By On June 10th, 2014

No, There Isn’t Just One Thing Causing Eating Disorders

It is common to look for the societal or cultural factors which contribute to eating disorders, but doing so often misses one of the most crucial matters at the heart of the issue. While it can feel productive to scrutinize media and other potentially triggering and influential sources which may facilitate the increase in individuals being identified with eating disorders, criticizing those sources without acknowledging that eating disorders are mental illnesses is problematic.

This is not to say that we should stop being critical of how media and advertising presents the supposed “ideal” human figures, but those who struggle with eating disorders deserve more than indirect attention.
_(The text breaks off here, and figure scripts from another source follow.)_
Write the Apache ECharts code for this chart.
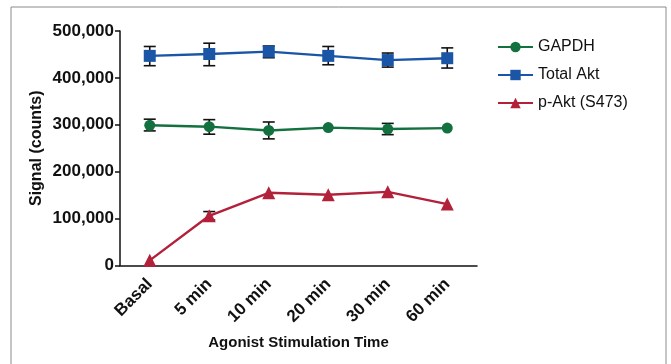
<!DOCTYPE html>
<html>
<head>
<meta charset="utf-8">
<script src="https://cdn.jsdelivr.net/npm/echarts@6/dist/echarts.min.js"></script>
<style>
  html, body { margin: 0; padding: 0; background: #fff; }
  #chart { width: 671px; height: 364px; }
</style>
</head>
<body>
<div id="chart"></div>
<script>
// categories and values
var categories = ['Basal', '5 min', '10 min', '20 min', '30 min', '60 min'];

var gapdh     = [299000, 296000, 288000, 294000, 291000, 293000];
var gapdhLow  = [287000, 280000, 270000, null,   279000, null];
var gapdhHigh = [312000, 311000, 306000, null,   303000, null];

var totalAkt     = [447000, 451000, 456000, 447000, 438000, 442000];
var totalAktLow  = [426000, 426000, 443000, 428000, 423000, 421000];
var totalAktHigh = [467000, 474000, 468000, 467000, 453000, 464000];

var pAkt     = [11000, 106000, 155000, 151000, 157000, 131000];
var pAktLow  = [null,  97000,  null,   null,   null,   null];
var pAktHigh = [null,  115000, null,   null,   null,   null];

var yTicks = [0, 100000, 200000, 300000, 400000, 500000];

// ---------------------- helpers ----------------------
var fmt = function (v) {
  return String(v).replace(/\B(?=(\d{3})+(?!\d))/g, ',');
};

var errData = function (low, high) {
  var out = [], i;
  for (i = 0; i < low.length; i++) {
    if (low[i] !== null) { out.push([i, low[i], high[i]]); }
  }
  return out;
};

var renderErr = function (params, api) {
  var x = api.value(0),
    lo = api.coord([x, api.value(1)]),
    hi = api.coord([x, api.value(2)]),
    cap = 6,
    style = { stroke: '#111', lineWidth: 1.6 };
  return {
    type: 'group',
    children: [
      { type: 'line', shape: { x1: lo[0], y1: lo[1], x2: hi[0], y2: hi[1] }, style: style },
      { type: 'line', shape: { x1: lo[0] - cap, y1: lo[1], x2: lo[0] + cap, y2: lo[1] }, style: style },
      { type: 'line', shape: { x1: hi[0] - cap, y1: hi[1], x2: hi[0] + cap, y2: hi[1] }, style: style }
    ]
  };
};

var errSeries = function (low, high) {
  return {
    type: 'custom',
    renderItem: renderErr,
    data: errData(low, high),
    encode: { x: 0, y: [1, 2] },
    z: 1,
    silent: true
  };
};

var lineSeries = function (name, data, color, symbol, size) {
  return {
    name: name,
    type: 'line',
    data: data,
    symbol: symbol,
    symbolSize: size,
    showAllSymbol: true,
    lineStyle: { color: color, width: 2.4 },
    itemStyle: { color: color },
    z: 3
  };
};

// ---------------------- chart ----------------------
var myChart = echarts.init(document.getElementById('chart'));

var option = {
  animation: false,
  textStyle: { fontFamily: 'Liberation Sans, Arial, sans-serif' },
  graphic: [{
    type: 'rect',
    shape: { x: 11, y: 7, width: 655, height: 370 },
    style: { fill: 'none', stroke: '#8a8a8a', lineWidth: 1 },
    silent: true
  }],
  grid: { left: 120, top: 31, right: 194, bottom: 98.5 },
  legend: {
    orient: 'vertical',
    left: 492,
    top: 34,
    itemWidth: 35,
    itemHeight: 13,
    itemGap: 12,
    textStyle: { fontSize: 16, color: '#111' },
    data: ['GAPDH', 'Total Akt', 'p-Akt (S473)']
  },
  xAxis: {
    type: 'category',
    data: categories,
    boundaryGap: true,
    name: 'Agonist Stimulation Time',
    nameLocation: 'middle',
    nameGap: 70,
    nameMoveOverlap: false,
    nameTextStyle: { fontSize: 15, fontWeight: 'bold', color: '#111' },
    axisLine: { lineStyle: { color: '#111', width: 1.5 } },
    axisTick: { alignWithLabel: true, length: 5, lineStyle: { color: '#111', width: 1.5 } },
    axisLabel: { rotate: 45, fontSize: 17, fontWeight: 'bold', color: '#111', margin: 16 }
  },
  yAxis: {
    type: 'value',
    min: yTicks[0],
    max: yTicks[yTicks.length - 1],
    interval: yTicks[1] - yTicks[0],
    name: 'Signal (counts)',
    nameLocation: 'middle',
    nameGap: 75,
    nameMoveOverlap: false,
    nameTextStyle: { fontSize: 16, fontWeight: 'bold', color: '#111' },
    splitLine: { show: false },
    axisLine: { show: true, lineStyle: { color: '#111', width: 1.5 } },
    axisTick: { show: true, length: 5, lineStyle: { color: '#111', width: 1.5 } },
    axisLabel: { fontSize: 17, fontWeight: 'bold', color: '#111', margin: 6, formatter: fmt }
  },
  series: [
    lineSeries('GAPDH', gapdh, '#13703f', 'circle', 11),
    lineSeries('Total Akt', totalAkt, '#1a55a6', 'rect', 12),
    lineSeries('p-Akt (S473)', pAkt, '#b3203a', 'triangle', 13),
    errSeries(gapdhLow, gapdhHigh),
    errSeries(totalAktLow, totalAktHigh),
    errSeries(pAktLow, pAktHigh)
  ]
};

myChart.setOption(option);
</script>
</body>
</html>
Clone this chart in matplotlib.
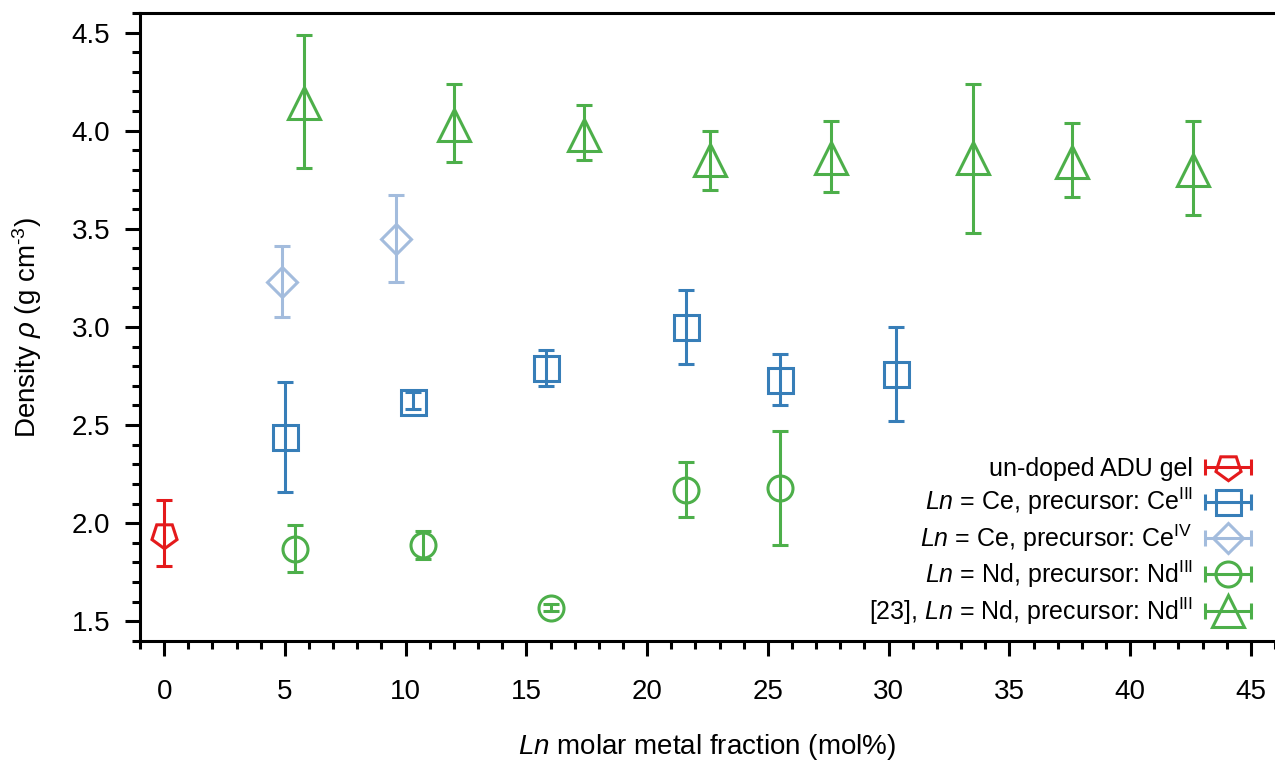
import numpy as np
import matplotlib
matplotlib.use('Agg')
import matplotlib.pyplot as plt
from matplotlib.container import ErrorbarContainer
from matplotlib.legend_handler import HandlerErrorbar
from matplotlib.ticker import MultipleLocator

plt.rcParams['font.family'] = ['Liberation Sans', 'DejaVu Sans']
plt.rcParams['mathtext.fontset'] = 'custom'
plt.rcParams['mathtext.rm'] = 'Liberation Sans'
plt.rcParams['mathtext.it'] = 'Liberation Sans:italic'
plt.rcParams['font.size'] = 20

# un-doped ADU gel
adu_x = [0.0]
adu_y = [1.94]
adu_lo = [1.78]
adu_hi = [2.12]

# Ln = Ce, precursor Ce(III)
ce3_x = [5.0, 10.3, 15.8, 21.6, 25.5, 30.3]
ce3_y = [2.44, 2.62, 2.79, 3.00, 2.73, 2.76]
ce3_lo = [2.16, 2.58, 2.70, 2.81, 2.60, 2.52]
ce3_hi = [2.72, 2.67, 2.88, 3.19, 2.86, 3.00]

# Ln = Ce, precursor Ce(IV)
ce4_x = [4.9, 9.6]
ce4_y = [3.23, 3.45]
ce4_lo = [3.05, 3.23]
ce4_hi = [3.41, 3.67]

# Ln = Nd, precursor Nd(III)
nd_x = [5.4, 10.7, 16.0, 21.6, 25.5]
nd_y = [1.87, 1.89, 1.57, 2.17, 2.18]
nd_lo = [1.75, 1.82, 1.55, 2.03, 1.89]
nd_hi = [1.99, 1.96, 1.59, 2.31, 2.47]

# [23], Ln = Nd, precursor Nd(III)
ref_x = [5.8, 12.0, 17.4, 22.6, 27.6, 33.5, 37.6, 42.6]
ref_y = [4.14, 4.03, 3.98, 3.85, 3.86, 3.86, 3.84, 3.80]
ref_lo = [3.81, 3.84, 3.85, 3.70, 3.69, 3.48, 3.66, 3.57]
ref_hi = [4.49, 4.24, 4.13, 4.00, 4.05, 4.24, 4.04, 4.05]

series = [
    (adu_x, adu_y, adu_lo, adu_hi, '#e41a1c', (5, 0, 180), 19, 'un-doped ADU gel'),
    (ce3_x, ce3_y, ce3_lo, ce3_hi, '#377eb8', 's', 18, r'$\mathit{Ln}$ = Ce, precursor: Ce$^{\mathrm{III}}$'),
    (ce4_x, ce4_y, ce4_lo, ce4_hi, '#a3bcdd', 'D', 15, r'$\mathit{Ln}$ = Ce, precursor: Ce$^{\mathrm{IV}}$'),
    (nd_x, nd_y, nd_lo, nd_hi, '#4daf4a', 'o', 18, r'$\mathit{Ln}$ = Nd, precursor: Nd$^{\mathrm{III}}$'),
    (ref_x, ref_y, ref_lo, ref_hi, '#4daf4a', '^', 23, r'[23], $\mathit{Ln}$ = Nd, precursor: Nd$^{\mathrm{III}}$'),
]

fig = plt.figure(figsize=(12.75, 7.63), dpi=100)
ax = fig.add_axes([0.1098, 0.16, 0.8902, 0.823])

handles = []
labels = []
for x, y, lo, hi, col, mk, ms, lab in series:
    y = np.array(y)
    yerr = [y - np.array(lo), np.array(hi) - y]
    style = dict(fmt='', marker=mk, linestyle='none', ms=ms, mfc='none', mec=col, mew=2.2,
                 ecolor=col, elinewidth=2.2, capsize=5.5, capthick=2.2)
    ax.errorbar(x, y, yerr=yerr, **style)
    # proxy for legend with horizontal bar
    h = ax.errorbar([np.nan], [np.nan], xerr=[1], **style)
    handles.append(h)
    labels.append(lab)

ax.set_xlim(-1, 46)
ax.set_ylim(1.4, 4.6)
ax.xaxis.set_major_locator(MultipleLocator(5))
ax.xaxis.set_minor_locator(MultipleLocator(1))
ax.yaxis.set_major_locator(MultipleLocator(0.5))
ax.yaxis.set_minor_locator(MultipleLocator(0.1))
ax.tick_params(which='major', direction='out', length=10.5, width=2.2, labelsize=20)
ax.tick_params(axis='x', which='major', pad=17)
ax.tick_params(axis='y', which='major', pad=11)
ax.tick_params(which='minor', direction='out', length=5.5, width=2.2)
ax.spines['right'].set_visible(False)
for s in ['left', 'top', 'bottom']:
    ax.spines[s].set_linewidth(2.2)

ax.set_xlabel(r'$\mathit{Ln}$ molar metal fraction (mol%)', fontsize=20, labelpad=19)
ax.set_ylabel(r'Density $\mathit{\rho}$ (g cm$^{\text{-3}}$)', fontsize=20, labelpad=20)

ax.legend(handles, labels, loc='lower right', markerfirst=False, frameon=False,
          fontsize=18, handlelength=1.8, handletextpad=0.5, labelspacing=0.2,
          borderaxespad=0, bbox_to_anchor=(0.987, 0.007),
          handler_map={ErrorbarContainer: HandlerErrorbar(xerr_size=0.92)})

fig.savefig('out.png', dpi=100)
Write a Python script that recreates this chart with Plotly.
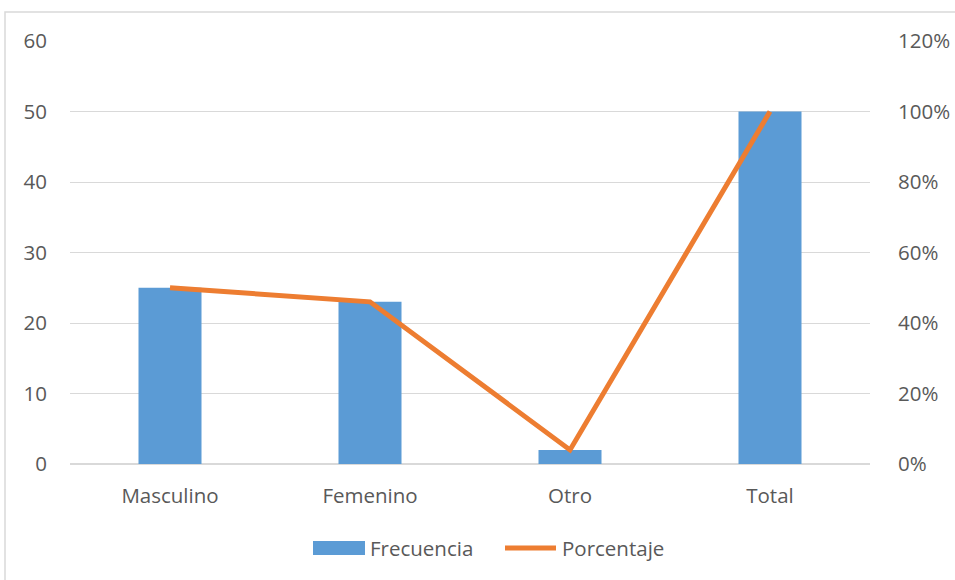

Susanne Carlson is the survivor of a 10 year long battle with an eating disorder, and during her struggle she saw individuals categorized with a seemingly endless list of subtypes of eating disorders. She also went through many treatment processes which approach individuals with eating disorders as a cohesive monolith driven by consistent issues.

The idea that there is one or even a small list of factors creating eating disorders is the largest failure in the rehabilitation of individuals with eating disorders.

As Carlson says in a blog post for The Province:

“Every person has their own story and that story does not fit within the boxes of diagnosis. Each story needs to be heard and worked through. Each person needs to feel acknowledged, believed, and validated that their experience means something – that they aren’t inherently mentally unstable or a lost cause.”

The suggestion that many eating disorder patients feel like a lost cause is perhaps the most worrying part of that short except, as one of the most common motivations for eating disorders is the belief that the individual is “just not enough,” as Carlson puts it. By failing to validate their own feelings and experience, it is likely those feelings are actually further reinforced instead of worked through and reconciled.

Carlson’s entire opinion piece gives a unique and enlightening insight into the perspective of just one individual who has struggled with eating disorders, but it also highlights several ways the overall treatment of eating disorders can be improved. It can be tempting to treat patients as the monolithic representation of their disorder because it is a less complex approach, but every patient is a complex and fully realized person and deserves treatment that takes this into account.